* [Short task]:
Could you retype the lines below, starting at the line holding "Recreate this image" and stopping at the line holding "2557, 2561, 2565];", inclusive? Copy them exactly and drop the images.

* [Material to process]:
((
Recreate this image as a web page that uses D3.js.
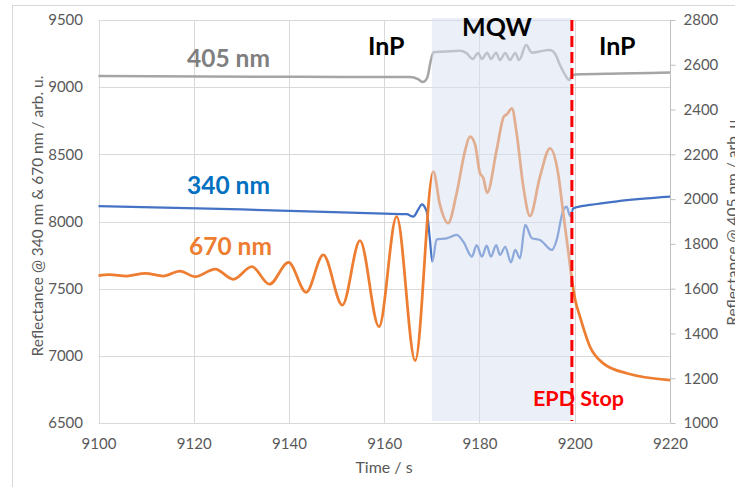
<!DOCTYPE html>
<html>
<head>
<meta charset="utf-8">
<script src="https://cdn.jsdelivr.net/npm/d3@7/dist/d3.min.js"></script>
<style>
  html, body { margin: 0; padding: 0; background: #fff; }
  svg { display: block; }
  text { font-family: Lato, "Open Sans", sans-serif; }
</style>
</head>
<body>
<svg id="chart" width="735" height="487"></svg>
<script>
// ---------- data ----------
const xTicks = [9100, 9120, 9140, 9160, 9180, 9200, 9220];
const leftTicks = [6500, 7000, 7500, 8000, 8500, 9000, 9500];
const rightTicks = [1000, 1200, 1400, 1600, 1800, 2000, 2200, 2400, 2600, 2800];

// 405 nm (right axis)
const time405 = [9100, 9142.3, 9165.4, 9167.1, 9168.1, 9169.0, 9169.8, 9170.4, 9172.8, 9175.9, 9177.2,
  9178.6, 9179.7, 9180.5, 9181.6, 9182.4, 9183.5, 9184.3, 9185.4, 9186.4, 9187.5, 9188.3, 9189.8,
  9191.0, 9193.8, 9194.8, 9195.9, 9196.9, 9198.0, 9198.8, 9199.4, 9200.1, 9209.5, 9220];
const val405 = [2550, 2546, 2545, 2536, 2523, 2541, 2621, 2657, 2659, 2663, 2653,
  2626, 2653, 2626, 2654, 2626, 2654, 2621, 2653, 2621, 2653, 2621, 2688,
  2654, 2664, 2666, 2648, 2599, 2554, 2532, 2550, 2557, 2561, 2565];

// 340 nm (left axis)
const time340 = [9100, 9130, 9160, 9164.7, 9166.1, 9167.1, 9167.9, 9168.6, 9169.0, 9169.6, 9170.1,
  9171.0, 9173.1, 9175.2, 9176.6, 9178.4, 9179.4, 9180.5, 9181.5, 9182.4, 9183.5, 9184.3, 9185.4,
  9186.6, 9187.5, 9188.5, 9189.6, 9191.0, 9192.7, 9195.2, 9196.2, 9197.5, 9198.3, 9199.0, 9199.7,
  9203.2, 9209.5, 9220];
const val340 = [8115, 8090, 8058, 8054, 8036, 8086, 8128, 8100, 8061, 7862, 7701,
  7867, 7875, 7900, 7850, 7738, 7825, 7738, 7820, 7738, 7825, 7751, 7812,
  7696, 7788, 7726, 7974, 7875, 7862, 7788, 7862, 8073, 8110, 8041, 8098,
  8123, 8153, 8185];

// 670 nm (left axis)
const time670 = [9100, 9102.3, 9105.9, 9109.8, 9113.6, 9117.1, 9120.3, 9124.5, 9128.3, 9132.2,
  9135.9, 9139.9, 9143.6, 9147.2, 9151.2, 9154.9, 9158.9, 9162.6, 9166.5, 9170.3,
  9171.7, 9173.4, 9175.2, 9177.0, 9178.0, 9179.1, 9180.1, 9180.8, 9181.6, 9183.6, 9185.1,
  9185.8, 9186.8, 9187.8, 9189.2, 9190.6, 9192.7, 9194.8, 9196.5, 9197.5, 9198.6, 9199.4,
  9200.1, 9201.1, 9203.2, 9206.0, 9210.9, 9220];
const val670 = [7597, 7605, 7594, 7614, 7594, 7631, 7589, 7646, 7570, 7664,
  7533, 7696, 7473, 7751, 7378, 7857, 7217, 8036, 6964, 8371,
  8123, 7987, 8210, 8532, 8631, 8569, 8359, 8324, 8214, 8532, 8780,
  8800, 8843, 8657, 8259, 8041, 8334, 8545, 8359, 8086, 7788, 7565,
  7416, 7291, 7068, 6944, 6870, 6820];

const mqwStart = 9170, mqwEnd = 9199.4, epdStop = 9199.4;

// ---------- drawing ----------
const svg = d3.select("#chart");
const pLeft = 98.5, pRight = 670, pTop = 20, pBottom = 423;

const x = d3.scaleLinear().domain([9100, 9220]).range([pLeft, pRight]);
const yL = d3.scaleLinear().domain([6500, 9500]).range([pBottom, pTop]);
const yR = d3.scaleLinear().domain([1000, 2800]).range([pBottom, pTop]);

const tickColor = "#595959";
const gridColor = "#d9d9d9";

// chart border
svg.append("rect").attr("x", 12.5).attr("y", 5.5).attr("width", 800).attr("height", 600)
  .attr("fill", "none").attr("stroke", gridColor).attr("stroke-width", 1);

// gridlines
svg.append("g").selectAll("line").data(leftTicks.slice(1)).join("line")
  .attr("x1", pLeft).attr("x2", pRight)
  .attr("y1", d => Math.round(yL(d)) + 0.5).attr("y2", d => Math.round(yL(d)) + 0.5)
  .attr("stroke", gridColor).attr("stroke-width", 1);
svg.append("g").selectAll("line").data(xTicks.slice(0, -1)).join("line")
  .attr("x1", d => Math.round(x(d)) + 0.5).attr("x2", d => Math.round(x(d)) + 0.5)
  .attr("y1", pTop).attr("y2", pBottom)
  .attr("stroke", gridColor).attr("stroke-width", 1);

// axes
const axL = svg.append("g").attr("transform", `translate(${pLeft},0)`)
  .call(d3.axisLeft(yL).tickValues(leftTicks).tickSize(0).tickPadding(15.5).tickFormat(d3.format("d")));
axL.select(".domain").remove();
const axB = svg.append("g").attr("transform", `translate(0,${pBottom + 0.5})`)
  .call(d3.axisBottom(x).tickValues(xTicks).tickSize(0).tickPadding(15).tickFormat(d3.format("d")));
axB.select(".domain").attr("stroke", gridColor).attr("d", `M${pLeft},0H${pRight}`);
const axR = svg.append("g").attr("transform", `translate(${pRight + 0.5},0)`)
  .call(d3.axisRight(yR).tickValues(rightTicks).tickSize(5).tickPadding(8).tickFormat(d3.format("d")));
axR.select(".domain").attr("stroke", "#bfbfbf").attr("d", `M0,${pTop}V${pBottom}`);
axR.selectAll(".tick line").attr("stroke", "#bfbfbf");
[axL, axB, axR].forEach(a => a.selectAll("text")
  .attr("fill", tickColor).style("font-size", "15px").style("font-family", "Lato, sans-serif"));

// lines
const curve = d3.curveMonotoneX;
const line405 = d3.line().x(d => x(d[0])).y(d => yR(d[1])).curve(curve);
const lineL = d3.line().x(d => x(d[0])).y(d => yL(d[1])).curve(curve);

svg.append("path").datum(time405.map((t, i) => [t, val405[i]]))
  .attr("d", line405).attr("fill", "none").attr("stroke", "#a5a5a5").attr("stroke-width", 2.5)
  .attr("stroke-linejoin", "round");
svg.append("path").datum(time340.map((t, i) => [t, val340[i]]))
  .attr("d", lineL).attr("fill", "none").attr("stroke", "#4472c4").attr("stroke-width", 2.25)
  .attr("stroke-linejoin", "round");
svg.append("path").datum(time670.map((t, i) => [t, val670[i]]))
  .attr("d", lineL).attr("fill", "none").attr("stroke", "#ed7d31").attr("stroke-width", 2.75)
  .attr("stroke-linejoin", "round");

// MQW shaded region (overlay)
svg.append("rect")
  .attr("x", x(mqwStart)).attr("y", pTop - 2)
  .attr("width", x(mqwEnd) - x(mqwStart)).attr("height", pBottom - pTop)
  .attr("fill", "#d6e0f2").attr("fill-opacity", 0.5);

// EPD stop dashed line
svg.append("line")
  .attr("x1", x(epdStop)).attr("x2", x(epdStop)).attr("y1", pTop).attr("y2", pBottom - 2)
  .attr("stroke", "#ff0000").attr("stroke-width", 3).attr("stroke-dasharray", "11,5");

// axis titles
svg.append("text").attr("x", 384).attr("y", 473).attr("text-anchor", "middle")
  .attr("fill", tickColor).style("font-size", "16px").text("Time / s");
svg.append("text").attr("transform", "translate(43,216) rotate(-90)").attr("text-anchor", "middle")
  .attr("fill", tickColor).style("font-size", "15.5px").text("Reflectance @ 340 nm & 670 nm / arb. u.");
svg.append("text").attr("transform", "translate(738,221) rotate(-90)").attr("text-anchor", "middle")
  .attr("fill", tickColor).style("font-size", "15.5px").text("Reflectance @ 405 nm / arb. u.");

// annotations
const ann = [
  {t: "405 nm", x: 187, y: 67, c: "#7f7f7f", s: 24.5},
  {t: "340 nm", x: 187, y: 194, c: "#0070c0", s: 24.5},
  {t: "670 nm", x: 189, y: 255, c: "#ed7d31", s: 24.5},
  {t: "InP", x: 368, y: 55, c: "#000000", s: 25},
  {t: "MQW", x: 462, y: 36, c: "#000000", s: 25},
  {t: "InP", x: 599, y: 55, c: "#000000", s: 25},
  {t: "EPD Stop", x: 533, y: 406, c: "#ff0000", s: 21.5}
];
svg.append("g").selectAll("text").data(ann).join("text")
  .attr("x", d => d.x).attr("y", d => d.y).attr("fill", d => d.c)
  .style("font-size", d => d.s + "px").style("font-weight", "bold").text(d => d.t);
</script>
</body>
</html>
))
((
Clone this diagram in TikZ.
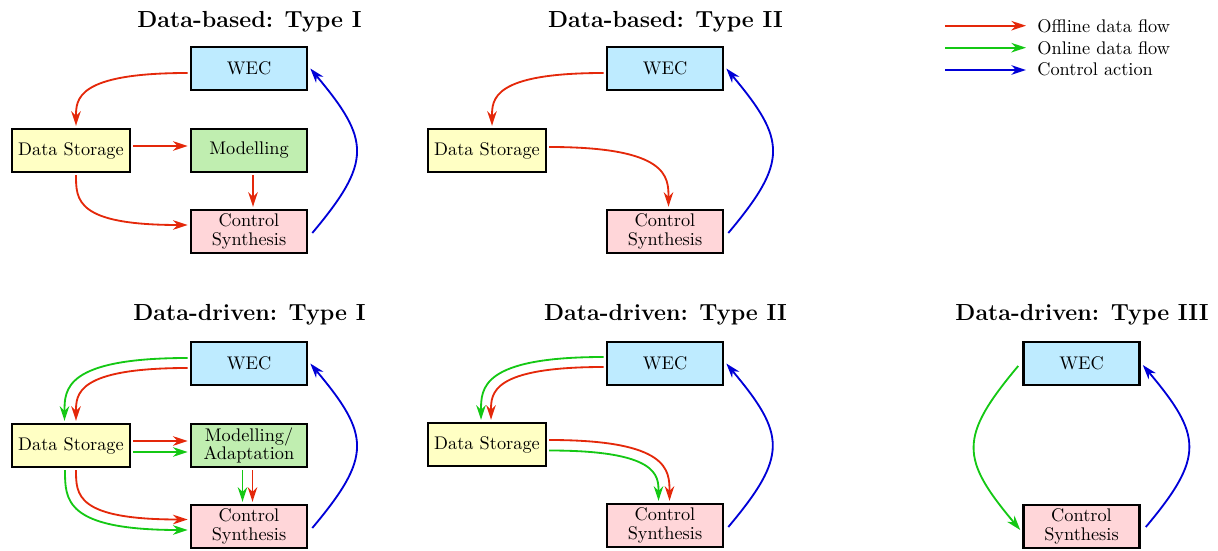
))
* [Result of the exercise]:
Recreate this image as a web page that uses D3.js.
<!DOCTYPE html>
<html>
<head>
<meta charset="utf-8">
<script src="https://cdn.jsdelivr.net/npm/d3@7/dist/d3.min.js"></script>
<style>
  html, body { margin: 0; padding: 0; background: #fff; }
  svg { display: block; }
  text { font-family: Lato, "Open Sans", sans-serif; }
</style>
</head>
<body>
<svg id="chart" width="735" height="487"></svg>
<script>
// ---------- data ----------
const xTicks = [9100, 9120, 9140, 9160, 9180, 9200, 9220];
const leftTicks = [6500, 7000, 7500, 8000, 8500, 9000, 9500];
const rightTicks = [1000, 1200, 1400, 1600, 1800, 2000, 2200, 2400, 2600, 2800];

// 405 nm (right axis)
const time405 = [9100, 9142.3, 9165.4, 9167.1, 9168.1, 9169.0, 9169.8, 9170.4, 9172.8, 9175.9, 9177.2,
  9178.6, 9179.7, 9180.5, 9181.6, 9182.4, 9183.5, 9184.3, 9185.4, 9186.4, 9187.5, 9188.3, 9189.8,
  9191.0, 9193.8, 9194.8, 9195.9, 9196.9, 9198.0, 9198.8, 9199.4, 9200.1, 9209.5, 9220];
const val405 = [2550, 2546, 2545, 2536, 2523, 2541, 2621, 2657, 2659, 2663, 2653,
  2626, 2653, 2626, 2654, 2626, 2654, 2621, 2653, 2621, 2653, 2621, 2688,
  2654, 2664, 2666, 2648, 2599, 2554, 2532, 2550, 2557, 2561, 2565];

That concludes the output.